— START OF Provided data —

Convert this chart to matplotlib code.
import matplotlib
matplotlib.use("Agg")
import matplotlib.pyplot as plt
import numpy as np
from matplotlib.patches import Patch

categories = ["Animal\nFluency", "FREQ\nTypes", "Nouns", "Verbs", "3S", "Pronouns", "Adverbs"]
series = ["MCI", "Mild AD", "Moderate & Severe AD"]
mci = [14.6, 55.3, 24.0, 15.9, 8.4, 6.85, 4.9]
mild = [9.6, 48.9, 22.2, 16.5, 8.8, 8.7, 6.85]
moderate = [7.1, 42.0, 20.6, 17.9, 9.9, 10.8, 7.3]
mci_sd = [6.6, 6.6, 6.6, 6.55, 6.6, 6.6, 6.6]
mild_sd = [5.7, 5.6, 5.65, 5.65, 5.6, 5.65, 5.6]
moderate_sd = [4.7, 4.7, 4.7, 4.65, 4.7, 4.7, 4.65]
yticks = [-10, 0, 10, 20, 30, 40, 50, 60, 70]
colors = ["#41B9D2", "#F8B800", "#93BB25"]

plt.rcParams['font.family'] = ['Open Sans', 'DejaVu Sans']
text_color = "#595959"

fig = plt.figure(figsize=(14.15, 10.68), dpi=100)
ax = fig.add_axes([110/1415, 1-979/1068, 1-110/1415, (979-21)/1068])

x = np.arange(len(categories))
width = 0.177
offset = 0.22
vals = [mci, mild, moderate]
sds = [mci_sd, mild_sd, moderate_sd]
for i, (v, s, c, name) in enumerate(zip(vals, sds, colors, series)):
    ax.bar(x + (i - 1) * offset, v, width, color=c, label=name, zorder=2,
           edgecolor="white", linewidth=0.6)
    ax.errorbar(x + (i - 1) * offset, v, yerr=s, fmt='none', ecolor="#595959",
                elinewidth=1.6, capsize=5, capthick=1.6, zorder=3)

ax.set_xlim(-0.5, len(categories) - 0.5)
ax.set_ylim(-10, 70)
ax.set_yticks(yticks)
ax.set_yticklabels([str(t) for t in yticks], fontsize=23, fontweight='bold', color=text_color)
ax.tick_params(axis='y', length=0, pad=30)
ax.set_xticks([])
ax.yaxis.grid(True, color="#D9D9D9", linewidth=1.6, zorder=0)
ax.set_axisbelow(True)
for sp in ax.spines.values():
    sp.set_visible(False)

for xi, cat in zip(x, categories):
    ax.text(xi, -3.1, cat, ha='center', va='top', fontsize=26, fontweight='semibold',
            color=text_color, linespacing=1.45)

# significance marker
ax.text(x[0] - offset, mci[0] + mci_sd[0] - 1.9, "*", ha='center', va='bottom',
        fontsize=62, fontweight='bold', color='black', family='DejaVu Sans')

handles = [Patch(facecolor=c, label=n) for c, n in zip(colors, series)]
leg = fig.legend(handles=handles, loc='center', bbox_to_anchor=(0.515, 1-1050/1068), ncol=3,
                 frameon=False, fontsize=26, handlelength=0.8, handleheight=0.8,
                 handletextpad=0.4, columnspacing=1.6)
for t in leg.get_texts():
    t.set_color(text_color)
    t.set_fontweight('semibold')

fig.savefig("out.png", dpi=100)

— END OF Provided data —

Required work
Copy the data above exactly. Every line must be included.

The answer
Convert this chart to matplotlib code.
import matplotlib
matplotlib.use("Agg")
import matplotlib.pyplot as plt
import numpy as np
from matplotlib.patches import Patch

categories = ["Animal\nFluency", "FREQ\nTypes", "Nouns", "Verbs", "3S", "Pronouns", "Adverbs"]
series = ["MCI", "Mild AD", "Moderate & Severe AD"]
mci = [14.6, 55.3, 24.0, 15.9, 8.4, 6.85, 4.9]
mild = [9.6, 48.9, 22.2, 16.5, 8.8, 8.7, 6.85]
moderate = [7.1, 42.0, 20.6, 17.9, 9.9, 10.8, 7.3]
mci_sd = [6.6, 6.6, 6.6, 6.55, 6.6, 6.6, 6.6]
mild_sd = [5.7, 5.6, 5.65, 5.65, 5.6, 5.65, 5.6]
moderate_sd = [4.7, 4.7, 4.7, 4.65, 4.7, 4.7, 4.65]
yticks = [-10, 0, 10, 20, 30, 40, 50, 60, 70]
colors = ["#41B9D2", "#F8B800", "#93BB25"]

plt.rcParams['font.family'] = ['Open Sans', 'DejaVu Sans']
text_color = "#595959"

fig = plt.figure(figsize=(14.15, 10.68), dpi=100)
ax = fig.add_axes([110/1415, 1-979/1068, 1-110/1415, (979-21)/1068])

x = np.arange(len(categories))
width = 0.177
offset = 0.22
vals = [mci, mild, moderate]
sds = [mci_sd, mild_sd, moderate_sd]
for i, (v, s, c, name) in enumerate(zip(vals, sds, colors, series)):
    ax.bar(x + (i - 1) * offset, v, width, color=c, label=name, zorder=2,
           edgecolor="white", linewidth=0.6)
    ax.errorbar(x + (i - 1) * offset, v, yerr=s, fmt='none', ecolor="#595959",
                elinewidth=1.6, capsize=5, capthick=1.6, zorder=3)

ax.set_xlim(-0.5, len(categories) - 0.5)
ax.set_ylim(-10, 70)
ax.set_yticks(yticks)
ax.set_yticklabels([str(t) for t in yticks], fontsize=23, fontweight='bold', color=text_color)
ax.tick_params(axis='y', length=0, pad=30)
ax.set_xticks([])
ax.yaxis.grid(True, color="#D9D9D9", linewidth=1.6, zorder=0)
ax.set_axisbelow(True)
for sp in ax.spines.values():
    sp.set_visible(False)

for xi, cat in zip(x, categories):
    ax.text(xi, -3.1, cat, ha='center', va='top', fontsize=26, fontweight='semibold',
            color=text_color, linespacing=1.45)

# significance marker
ax.text(x[0] - offset, mci[0] + mci_sd[0] - 1.9, "*", ha='center', va='bottom',
        fontsize=62, fontweight='bold', color='black', family='DejaVu Sans')

handles = [Patch(facecolor=c, label=n) for c, n in zip(colors, series)]
leg = fig.legend(handles=handles, loc='center', bbox_to_anchor=(0.515, 1-1050/1068), ncol=3,
                 frameon=False, fontsize=26, handlelength=0.8, handleheight=0.8,
                 handletextpad=0.4, columnspacing=1.6)
for t in leg.get_texts():
    t.set_color(text_color)
    t.set_fontweight('semibold')

fig.savefig("out.png", dpi=100)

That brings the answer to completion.